© JUNGE FREIHEIT Verlag GmbH & Co.  www.jungefreiheit.de    48/02 22. November 2002

 
Rückweisung in sichere Drittstaaten
Schweiz: Die Volksinitiative "gegen Asylrechtsmißbrauch" stößt auf breiten Widerstand in Parteien und Verbänden
Jörg Fischer

Kommenden Sonntag sind die Schweizer aufgerufen, über die Eidgenössische Volksinitiative "gegen Asylrechtsmißbrauch" abzustimmen. Auf Antrag der rechtsbürgerlichen Schweizerischen Volkspartei (SVP) soll Artikel 121 der Bundesverfassung ergänzt werden:

"Zur Verhinderung von Asylrechtsmißbrauch beachtet der Bund unter Vorbehalt der völkerrechtlichen Verpflichtungen insbesondere folgende Grundsätze:

- Ist der Asylsuchende aus einem sicheren Drittstaat in die Schweiz eingereist, wird auf ein Asylgesuch nicht eingetreten, wenn der Asylsuchende im Drittstaat ein Asylgesuch gestellt hat oder hätte stellen können.

- Der Bundesrat legt eine Liste sicherer Drittstaaten fest (...).

- Gegen Fluggesellschaften (...), welche die Schweiz anfliegen und die geltenden Vorschriften der Mitwirkung bei der Kontrolle der Einreisevorschriften nicht einhalten, werden Sanktionen ergriffen (...)

- Fürsorgeleistungen an Asylsuchende werden einheitlich für die ganze Schweiz und abweichend von den allgemeinen Normen angesetzt. Sie werden in der Regel durch Sachleistungen erbracht. (...)

- Asylsuchende, deren Gesuch abgelehnt (...) wurde, und bei denen der Vollzug der Wegweisung möglich, zulässig und zumutbar ist, sowie vorläufig Aufgenommene, welche ihre Mitwirkungspflicht grob verletzen, erhalten bis zu ihrer Ausreise staatliche Fürsorgeleistungen nur im Werte einfacher Unterkunft und Verpflegung sowie ärztlichen und zahnärztlichen Notfalldienst.

- Erwerbstätigkeiten sind ihnen nur im Rahmen von staatlichen Beschäftigungsprogrammen erlaubt."
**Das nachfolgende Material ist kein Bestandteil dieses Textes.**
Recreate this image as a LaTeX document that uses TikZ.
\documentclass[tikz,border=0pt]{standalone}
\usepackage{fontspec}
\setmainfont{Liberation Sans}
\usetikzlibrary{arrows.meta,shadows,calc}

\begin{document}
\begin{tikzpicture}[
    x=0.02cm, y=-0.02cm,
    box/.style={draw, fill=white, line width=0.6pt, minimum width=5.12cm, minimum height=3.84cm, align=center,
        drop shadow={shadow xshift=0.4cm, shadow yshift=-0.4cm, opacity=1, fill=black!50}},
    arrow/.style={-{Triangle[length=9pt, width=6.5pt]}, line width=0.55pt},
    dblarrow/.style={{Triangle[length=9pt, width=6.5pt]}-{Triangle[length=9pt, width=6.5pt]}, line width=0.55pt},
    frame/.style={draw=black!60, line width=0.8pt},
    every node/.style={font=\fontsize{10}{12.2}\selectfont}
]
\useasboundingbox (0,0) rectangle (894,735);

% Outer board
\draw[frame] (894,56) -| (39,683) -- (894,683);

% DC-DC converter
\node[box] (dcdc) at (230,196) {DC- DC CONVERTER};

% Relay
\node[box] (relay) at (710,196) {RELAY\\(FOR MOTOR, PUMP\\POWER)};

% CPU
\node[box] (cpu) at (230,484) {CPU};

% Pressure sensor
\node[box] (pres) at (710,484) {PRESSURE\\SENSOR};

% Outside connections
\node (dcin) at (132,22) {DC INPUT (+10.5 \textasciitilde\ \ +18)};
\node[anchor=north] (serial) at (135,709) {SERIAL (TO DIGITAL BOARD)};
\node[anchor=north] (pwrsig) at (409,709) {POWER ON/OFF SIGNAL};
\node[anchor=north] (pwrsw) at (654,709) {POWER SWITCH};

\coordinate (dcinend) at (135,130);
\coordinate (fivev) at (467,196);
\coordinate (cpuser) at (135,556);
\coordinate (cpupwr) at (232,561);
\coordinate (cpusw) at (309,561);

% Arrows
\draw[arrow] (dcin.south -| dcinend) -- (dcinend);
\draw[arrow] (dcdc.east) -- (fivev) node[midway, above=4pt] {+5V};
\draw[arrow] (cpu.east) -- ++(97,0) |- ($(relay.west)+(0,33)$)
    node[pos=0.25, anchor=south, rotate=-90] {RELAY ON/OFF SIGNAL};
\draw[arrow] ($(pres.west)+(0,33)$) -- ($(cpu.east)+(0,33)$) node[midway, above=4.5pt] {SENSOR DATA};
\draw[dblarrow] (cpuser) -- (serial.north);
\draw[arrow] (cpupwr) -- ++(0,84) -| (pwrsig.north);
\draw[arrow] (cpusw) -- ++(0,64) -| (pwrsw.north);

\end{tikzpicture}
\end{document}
Laut Umfragen unterstützen derzeit fast 57 Prozent der Stimmberechtigten die Verfassungsänderung - 1996 wurde eine ähnliche Volksinitiative "gegen die illegale Einwanderung" noch mit 53,6 Prozent abgelehnt. Fast alle relevanten gesellschaftlichen Gruppen - angefangen von den Mitte-Links-Parteien einschließlich Bundespräsident Kaspar Villinger über Gewerkschaften, Arbeitgeberverbände bis hin zu Kirchen und den Medien - lehnen die neue Asylvorlage hingegen vehement ab. Die SVP-Initiative sei "ausländerfeindlich" und nicht mit dem Völkerrecht vereinbar.

Hauptargument aber ist: es sei nicht möglich, in die Schweiz Eingereiste wieder auszuweisen, weil die Nachbarländer nicht bereit seien, diese zu übernehmen. Die SVP bestreitet dies, mit Deutschland, Österreich, Frankreich und selbst mit Italien würden "Rückübernahme-Abkommen" bestehen.

Allein im vergangenen Jahr verursachte das schweizerische Asylwesen direkte Kosten von 883 Millionen Franken - nicht gerechnet die Ausgaben für Schule, Gesundheit und Justiz. Die Asylanerkennungsquoten liegen unter zehn Prozent. Letztes Jahr erhielten 2.253 Personen Asyl - lediglich 747 davon waren "verfolgt", 1.506 waren Familienangehörige. Im Juni 2002 befanden sich insgesamt etwa 130.000 Ausländer in den verschiedenen Asylbereichen. Im Jahresdurchschnitt 1994 - 2001 gab es 279 Asylanträge pro 10.000 Einwohner, in Deutschland waren es lediglich 102, in Frankreich gar nur 38.

Die Schweiz hat den Ruf, besonders großzügig für Asylanten zu sorgen. Seit Einführung der obligatorischen Krankenversicherung für Asylsuchende sind die Kosten explodiert. Auch das angestrebte Arbeitsverbot hat seinen Grund: Arbeitgeber nutzen die im Vergleich zu Schweizern oder EU-Bürgern billigeren zusätzlichen Arbeitskräfte gern - angesichts einer Arbeitslosenquote von 2,5 Prozent durchaus nachvollziehbar.